Un an après son retour du Qatar, «le traumatisme est encore là» raconte Zahir Belounis






Il y a un an, Zahir Belounis retrouvait la liberté. Retenu près d'un an et demi au Qatar pour avoir réclamé son salaire à son ex-club d'Al-Jaish, le footballeur franco-algérien vit désormais en Espagne où il a tourné le dos aux terrains. Dès son retour, il a lancé un combat judiciaire contre son ancien employeur et a récemment été entendu par une juge d'instruction. En attendant de raconter son histoire dans un livre à paraître en 2015, Belounis tente aussi de se reconstruire.


Comment vous sentez-vous un an après votre retour en France?

Le traumatisme est toujours là. Chaque jour, je pense à la justice française et j’espère que cela ne va pas rester impuni. A côté de ça, je dois aussi penser à me reconstruire pour mes filles et ma femme. Elle morfle comme moi mais elle intériorise plus. Les enfants, ça va. La plus grande a oublié, ça lui paraît loin.


Comment s'est déroulé votre retour à une vie normale?

En décembre et en janvier, j’ai vécu deux mois dans le trou. J’ai eu l’impression de recommencer à marcher après un grave accident. Aujourd'hui, je remarche mais avec des béquilles et j'utilise un fauteuil roulant de temps en temps si on veut pousser la comparaison. Il faut réapprendre à vivre normalement mais il y a des séquelles. Certains matins quand je me réveille, je me demande si je suis vraiment sorti de ce calvaire. Parfois, on me dit que je suis un héros. Je n’ai pas fait ça pour être un héros mais pour défendre mes droits.
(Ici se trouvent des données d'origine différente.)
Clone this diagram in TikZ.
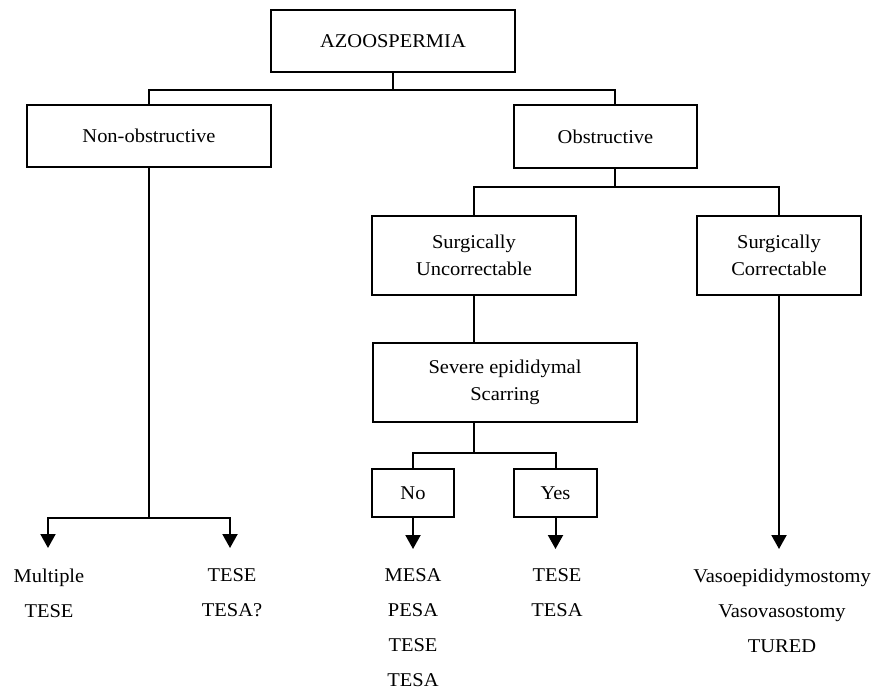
\documentclass[tikz,border=0pt]{standalone}
\usepackage{fontspec}
\setmainfont{Liberation Serif}[FakeStretch=1.05]
\usetikzlibrary{arrows.meta}

\begin{document}
\begin{tikzpicture}[x=1pt, y=-1pt,
		box/.style={draw, line width=2pt, rectangle, align=center, inner sep=0pt},
		txt/.style={align=center, anchor=north, inner sep=0pt},
		arr/.style={-{Triangle[width=15pt,length=14pt]}},
		every path/.style={line width=2pt},
		font=\fontsize{19.5}{27}\selectfont]
		
		\useasboundingbox (0,0) rectangle (888,691);
		
		% boxes
		\node[box, minimum width=244pt, minimum height=62pt] (azo) at (393,41) {AZOOSPERMIA};
		\node[box, minimum width=244pt, minimum height=62pt] (nonobs) at (149,136) {Non-obstructive};
		\node[box, minimum width=183pt, minimum height=63pt] (obs) at (605.5,136.5) {Obstructive};
		\node[box, minimum width=204pt, minimum height=79pt] (unc) at (474,255.5) {Surgically\\Uncorrectable};
		\node[box, minimum width=164pt, minimum height=79pt] (cor) at (779,255.5) {Surgically\\Correctable};
		\node[box, minimum width=264pt, minimum height=79pt] (sev) at (505,382.5) {Severe epididymal\\Scarring};
		\node[box, minimum width=82pt, minimum height=48pt] (no) at (413,493) {No};
		\node[box, minimum width=83pt, minimum height=48pt] (yes) at (555.5,493) {Yes};
		
		% outcomes
		\begin{scope}[font=\fontsize{19.5}{35}\selectfont]
		\node[txt] (multi) at (49,568) {Multiple\\TESE};
		\node[txt] (tesa) at (232,568) {TESE\\TESA?};
		\node[txt] (mesa) at (413,568) {MESA\\PESA\\TESE\\TESA};
		\node[txt] (tese) at (557,568) {TESE\\TESA};
		\node[txt] (vaso) at (782,568) {Vasoepididymostomy\\Vasovasostomy\\TURED};
		\end{scope}
		
		\coordinate (m1) at (48,548);
		\coordinate (m2) at (230,548);
		
		% connectors
		\draw (azo.south) -- ++(0,17) coordinate (j1);
		\draw (nonobs.north) |- (j1) -| ([xshift=9.5pt]obs.north);
		\draw ([xshift=9.5pt]obs.south) -- ++(0,18) coordinate (j2);
		\draw (unc.north) |- (j2) -| (cor.north);
		\draw (unc.south) -- (unc.south |- sev.north);
		\draw (unc.south |- sev.south) -- ++(0,30) coordinate (j3);
		\draw (no.north) |- (j3) -| (yes.north);
		\draw (nonobs.south) -- ++(0,350) coordinate (j4);
		\draw[arr] (j4) -| (m1);
		\draw[arr] (j4) -| (m2);
		\draw[arr] (no.south) -- ++(0,31);
		\draw[arr] (yes.south) -- ++(0,31);
		\draw[arr] (cor.south) -- ++(0,253);
\end{tikzpicture}
\end{document}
Où en est votre carrière de joueur?

Je me sens loin de tout ça maintenant. Je ne m'intéresse plus au foot. Ils m’ont fait arrêter ma carrière alors que je pensais pouvoir encore jouer pendant deux ou trois saisons. Je n’envisage pas de reprendre. J’avais du plaisir à pratiquer ce métier, des gens y ont mis un terme et j’y penserai jusqu’à la fin de ma vie. Des clubs anglais m’avaient proposé un essai à mon retour mais c’est moi qui n'ai pas donné suite. Psychologiquement, je n’étais pas capable d’aller m’entraîner.


Que faites-vous aujourd'hui?

Un ami m'a tendu la main et m'a proposé du travail dans son restaurant en Espagne, à Malaga. J’y suis allé car je voulais être loin de tout ça dans un endroit neutre pour être plus tranquille. Là-bas, j’ai appris le métier de serveur. Des clients me reconnaissent de temps en temps. La dernière fois, un Allemand est venu me voir, il avait Der Spiegel (un journal allemand)dans les mains avec un article sur moi. Il était venu au restaurant juste pour me voir. Tant mieux pour mon pote, ça lui ramène des clients.


Êtes-vous suivi par un psychologue?

Je fais ma propre thérapie. Un psy, il te parle de choses qu’il connaît. Ne pas pouvoir quitter un pays qui n’est pas le sien et être claustrophobe même en plein air, il faut l’avoir vécu pour ressentir ce que ça fait.


Que faites-vous alors?

J’écris un livre qui me doit servir de thérapie. Je ne suis pas dans l’accusation car le Qatar a aussi de bons côtés mais il a un côté qui m’a détruit. Je le fais aussi pour me faire un peu d’argent.


Avez-vous l'impression d'être compris?

Je suis beaucoup toute l’actualité autour du Qatar. J’ai l’impression que tout passe tranquillement et que les Français adhèrent à l'arrivée de ces nouveaux investisseurs parce qu'il y a de fortes sommes en jeu. Ils arrivent à faire oublier qu’ils ont séquestré d'autres Français là-bas. Je me sens seul et plus aidé par la presse de ce pays. Ça aussi, c’est difficile à vivre.


Que dire aux joueurs qui sont tentés d’aller là-bas?

Que ça peut bien se passer. Je pense qu’après moi, ils ne séquestreront plus jamais un autre joueur de la sorte. Ce n’est pas bon pour eux, ça leur fait une mauvaise publicité. Souvent, ce sont aussi des noms assez connus qui partent là-bas donc c'est aussi plus compliqué. Dans mon cas, ils ont dû se dire que ça passerait tout seul.


Qu'attendez-vous de la justice française?

J’espère qu’elle sera forte et indépendante. Ce que je voudrais, c’est que l’on dise juste que j’avais raison et que l’on reconnaisse que j’ai morflé. Ça serait symbolique. Je voudrais aussi récupérer les salaires en retard. A la limite, les dommages et intérêts, c’est accessoire. Je ne fais pas ça parce que c’est le Qatar et qu’il y a de l’argent, j’aurais fait la même chose si ça avait été le Canada ou le Bhoutan.